[Start Given information]
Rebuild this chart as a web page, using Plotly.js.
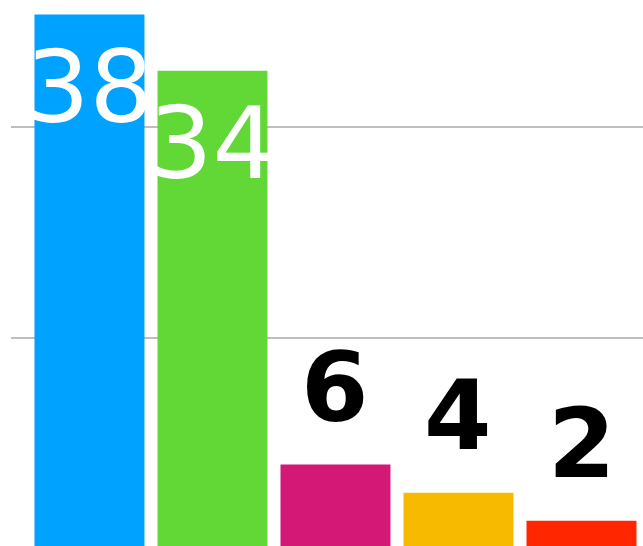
<!DOCTYPE html>
<html>
<head>
<meta charset="utf-8">
<script src="https://cdn.plot.ly/plotly-3.0.1.min.js"></script>
<style>html,body{margin:0;padding:0;background:#fff;}#chart{width:643px;height:546px;}</style>
</head>
<body>
<div id="chart"></div>
<script>
const categories = ['A', 'B', 'C', 'D', 'E'];
const values = [38, 34, 6, 4, 2];
const labels = ['38', '34', '6', '4', '2'];
const colors = ['#00A2FF', '#61D836', '#D41876', '#F8BA00', '#FF2600'];

const insideThreshold = 20;

const trace = {
  type: 'bar',
  x: categories,
  y: values,
  marker: {color: colors, line: {width: 0}},
  hoverinfo: 'skip'
};

const annotations = values.map((v, i) => {
  const inside = v > insideThreshold;
  return {
    x: categories[i],
    y: v,
    xref: 'x',
    yref: 'y',
    text: labels[i],
    showarrow: false,
    xanchor: 'center',
    yanchor: 'middle',
    yshift: inside ? -73 : 77.5,
    font: inside
      ? {family: 'DejaVu Sans', size: 100, color: '#FFFFFF'}
      : {family: 'DejaVu Sans', size: 97, color: '#000000', weight: 'bold'}
  };
});

const layout = {
  width: 643,
  height: 546,
  margin: {l: 11, r: 0, t: 0, b: 0, pad: 0},
  paper_bgcolor: '#FFFFFF',
  plot_bgcolor: '#FFFFFF',
  showlegend: false,
  bargap: 0.106,
  xaxis: {
    type: 'category',
    range: [-0.638, 4.5],
    showgrid: false,
    zeroline: false,
    showticklabels: false,
    ticks: '',
    showline: false
  },
  yaxis: {
    range: [0.21, 39.03],
    tick0: 0,
    dtick: 15,
    showgrid: true,
    gridcolor: '#BEBEBE',
    gridwidth: 2,
    zeroline: false,
    showticklabels: false,
    ticks: '',
    showline: false
  },
  annotations: annotations
};

Plotly.newPlot('chart', [trace], layout, {displayModeBar: false, staticPlot: true});
</script>
</body>
</html>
[End Given information]
## Task directions
Please write out all the data again word for word, but not the pictures.

## Result below
Rebuild this chart as a web page, using Plotly.js.
<!DOCTYPE html>
<html>
<head>
<meta charset="utf-8">
<script src="https://cdn.plot.ly/plotly-3.0.1.min.js"></script>
<style>html,body{margin:0;padding:0;background:#fff;}#chart{width:643px;height:546px;}</style>
</head>
<body>
<div id="chart"></div>
<script>
const categories = ['A', 'B', 'C', 'D', 'E'];
const values = [38, 34, 6, 4, 2];
const labels = ['38', '34', '6', '4', '2'];
const colors = ['#00A2FF', '#61D836', '#D41876', '#F8BA00', '#FF2600'];

const insideThreshold = 20;

const trace = {
  type: 'bar',
  x: categories,
  y: values,
  marker: {color: colors, line: {width: 0}},
  hoverinfo: 'skip'
};

const annotations = values.map((v, i) => {
  const inside = v > insideThreshold;
  return {
    x: categories[i],
    y: v,
    xref: 'x',
    yref: 'y',
    text: labels[i],
    showarrow: false,
    xanchor: 'center',
    yanchor: 'middle',
    yshift: inside ? -73 : 77.5,
    font: inside
      ? {family: 'DejaVu Sans', size: 100, color: '#FFFFFF'}
      : {family: 'DejaVu Sans', size: 97, color: '#000000', weight: 'bold'}
  };
});

const layout = {
  width: 643,
  height: 546,
  margin: {l: 11, r: 0, t: 0, b: 0, pad: 0},
  paper_bgcolor: '#FFFFFF',
  plot_bgcolor: '#FFFFFF',
  showlegend: false,
  bargap: 0.106,
  xaxis: {
    type: 'category',
    range: [-0.638, 4.5],
    showgrid: false,
    zeroline: false,
    showticklabels: false,
    ticks: '',
    showline: false
  },
  yaxis: {
    range: [0.21, 39.03],
    tick0: 0,
    dtick: 15,
    showgrid: true,
    gridcolor: '#BEBEBE',
    gridwidth: 2,
    zeroline: false,
    showticklabels: false,
    ticks: '',
    showline: false
  },
  annotations: annotations
};

Plotly.newPlot('chart', [trace], layout, {displayModeBar: false, staticPlot: true});
</script>
</body>
</html>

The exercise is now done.